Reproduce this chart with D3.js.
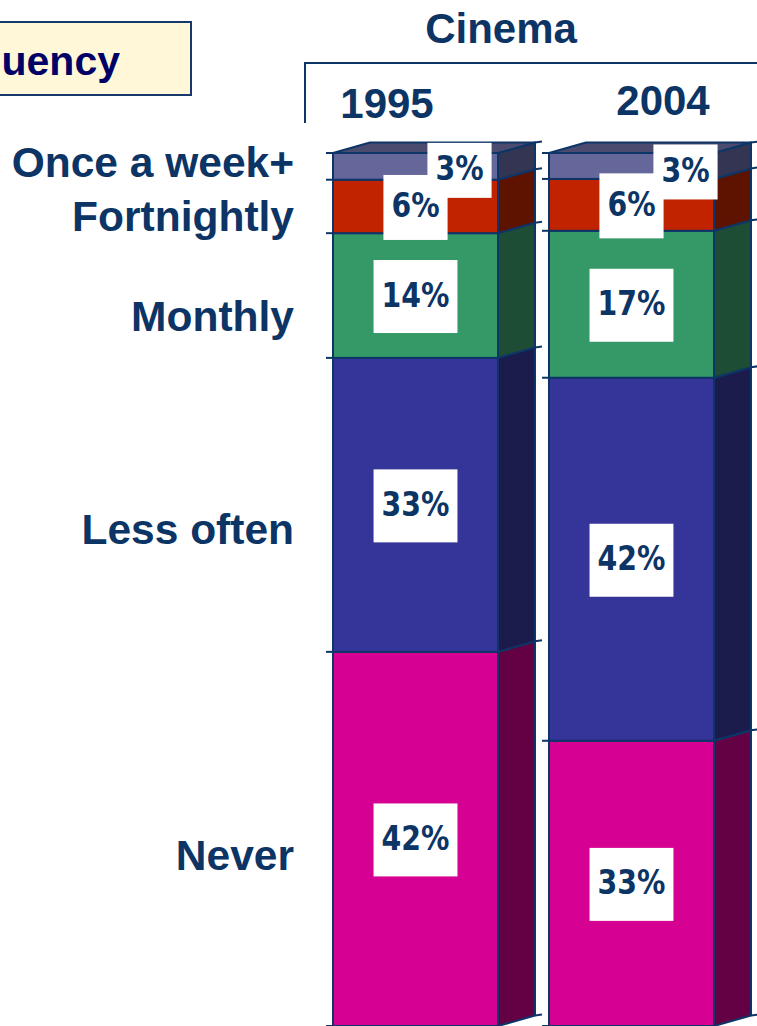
<!DOCTYPE html>
<html>
<head>
<meta charset="utf-8">
<script src="https://cdn.jsdelivr.net/npm/d3@7/dist/d3.min.js"></script>
<style>
  html, body { margin: 0; padding: 0; background: #ffffff; }
  svg { display: block; }
</style>
</head>
<body>
<svg id="chart" width="757" height="1026"></svg>
<script>
// Cinema-going frequency, share of respondents by year
const categories = ["Once a week+", "Fortnightly", "Monthly", "Less often", "Never"];
const years = ["1995", "2004"];
const values1995 = [3, 6, 14, 33, 42];
const values2004 = [3, 6, 17, 42, 33];
const seriesByYear = { "1995": values1995, "2004": values2004 };

const frontColors = ["#656699", "#c12200", "#349966", "#343499", "#d60093"];
const sideColors  = ["#343552", "#5e1300", "#1d4d34", "#1b1c4c", "#640044"];
const topColor = "#4b4b70";
const edge = "#0e3567";
const ink = "#0c3465";

const depthX = 37, depthY = -10.5;

const svg = d3.select("#chart");

const x = d3.scaleBand().domain(years).range([333, 714]).paddingInner(0.236).paddingOuter(0);
const y = d3.scaleLinear().domain([0, 1]).range([1026, 153]);

// stack segments from the bottom (Never) to the top (Once a week+)
function segmentsFor(year) {
  const vals = seriesByYear[year];
  const total = d3.sum(vals);
  const segs = [];
  let cum = 0;
  for (let i = categories.length - 1; i >= 0; i--) {
    const s0 = cum / total;
    cum += vals[i];
    const s1 = cum / total;
    segs.push({ year, index: i, category: categories[i], value: vals[i], s0, s1 });
  }
  return segs;
}

const bars = svg.append("g").attr("class", "bars");

years.forEach(year => {
  const segs = segmentsFor(year);
  const x0 = x(year), x1 = x0 + x.bandwidth();
  const g = bars.append("g").attr("class", "bar-" + year);

  segs.forEach(d => {
    const yTop = y(d.s1), yBot = y(d.s0);
    g.append("rect")
      .attr("x", x0).attr("y", yTop)
      .attr("width", x1 - x0).attr("height", yBot - yTop)
      .attr("fill", frontColors[d.index])
      .attr("stroke", edge).attr("stroke-width", 2);
    g.append("polygon")
      .attr("points", [[x1, yTop], [x1 + depthX, yTop + depthY], [x1 + depthX, yBot + depthY], [x1, yBot]].join(" "))
      .attr("fill", sideColors[d.index])
      .attr("stroke", edge).attr("stroke-width", 2).attr("stroke-linejoin", "round");
  });

  // top face
  const yT = y(1);
  g.append("polygon")
    .attr("points", [[x0, yT], [x0 + depthX, yT + depthY], [x1 + depthX, yT + depthY], [x1, yT]].join(" "))
    .attr("fill", topColor)
    .attr("stroke", edge).attr("stroke-width", 2).attr("stroke-linejoin", "round");

  // small tick marks at every boundary
  const bounds = [0].concat(segs.map(d => d.s1));
  bounds.forEach(s => {
    const yy = y(s);
    g.append("line").attr("x1", x0 - 7).attr("x2", x0).attr("y1", yy).attr("y2", yy)
      .attr("stroke", edge).attr("stroke-width", 2);
    g.append("line").attr("x1", x1 + depthX).attr("x2", x1 + depthX + 7)
      .attr("y1", yy + depthY).attr("y2", yy + depthY - 1)
      .attr("stroke", edge).attr("stroke-width", 2);
  });
});

// value labels on white boxes
const labelFont = "'DejaVu Sans', Verdana, sans-serif";
const labelSqueeze = 0.86;
const topNudge = { "1995": [44, 3], "2004": [54, 5] };
const labels = svg.append("g").attr("class", "value-labels");

years.forEach(year => {
  const segs = segmentsFor(year);
  const cx0 = x(year) + x.bandwidth() / 2;
  // draw the upper-most labels last so they sit on top
  segs.slice().sort((a, b) => b.index - a.index).forEach(d => {
    let cx = cx0, cy = (y(d.s0) + y(d.s1)) / 2;
    if (d.index === 0) { cx += topNudge[year][0]; cy += topNudge[year][1]; }
    const g = labels.append("g");
    const t = g.append("text")
      .attr("transform", `translate(${cx},${cy + 11}) scale(${labelSqueeze},1)`)
      .attr("text-anchor", "middle")
      .attr("font-family", labelFont).attr("font-weight", "bold")
      .attr("font-size", 33).attr("fill", ink)
      .text(d.value + "%");
    const tw = t.node().getComputedTextLength() * labelSqueeze;
    const bh = d.value <= 3 ? 55 : (d.value <= 6 ? 65 : 73);
    const bw = tw + 16;
    g.insert("rect", "text")
      .attr("x", cx - bw / 2).attr("y", cy - bh / 2 + 1)
      .attr("width", bw).attr("height", bh)
      .attr("fill", "#ffffff");
  });
});

// category labels beside the first bar
const catNudge = [-3, 11, 21, 25, 17];
const segs95 = segmentsFor(years[0]);
const catG = svg.append("g").attr("class", "category-labels");
segs95.forEach(d => {
  const cy = (y(d.s0) + y(d.s1)) / 2;
  catG.append("text")
    .attr("x", 294).attr("y", cy + 14 + catNudge[d.index])
    .attr("text-anchor", "end")
    .attr("font-family", "'Liberation Sans', Arial, sans-serif")
    .attr("font-weight", "bold").attr("font-size", 42.5)
    .attr("fill", ink)
    .text(d.category);
});

// panel heading and year headers
svg.append("path")
  .attr("d", "M305,123 V63 H757")
  .attr("fill", "none").attr("stroke", edge).attr("stroke-width", 2);

svg.append("text")
  .attr("x", 501).attr("y", 43)
  .attr("text-anchor", "middle")
  .attr("font-family", "'Liberation Sans', Arial, sans-serif")
  .attr("font-weight", "bold").attr("font-size", 42).attr("fill", ink)
  .text("Cinema");

const yearBase = { "1995": 118, "2004": 115 };
const yearCx = { "1995": 387, "2004": 663 };
years.forEach(yr => {
  svg.append("text")
    .attr("x", yearCx[yr]).attr("y", yearBase[yr])
    .attr("text-anchor", "middle")
    .attr("font-family", "'Liberation Sans', Arial, sans-serif")
    .attr("font-weight", "bold").attr("font-size", 42).attr("fill", ink)
    .text(yr);
});

// legend caption box
svg.append("rect")
  .attr("x", -20).attr("y", 22).attr("width", 211).attr("height", 73)
  .attr("fill", "#fff7d8").attr("stroke", "#17386b").attr("stroke-width", 2);
svg.append("text")
  .attr("x", 120).attr("y", 75)
  .attr("text-anchor", "end")
  .attr("font-family", "'Liberation Sans', Arial, sans-serif")
  .attr("font-weight", "bold").attr("font-size", 41).attr("fill", "#000066")
  .text("Frequency");
</script>
</body>
</html>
__________________________________________________
What is being asked
Extract all lines from the material above that include the word "chart".

Output
Reproduce this chart with D3.js.
<svg id="chart" width="757" height="1026"></svg>
const svg = d3.select("#chart");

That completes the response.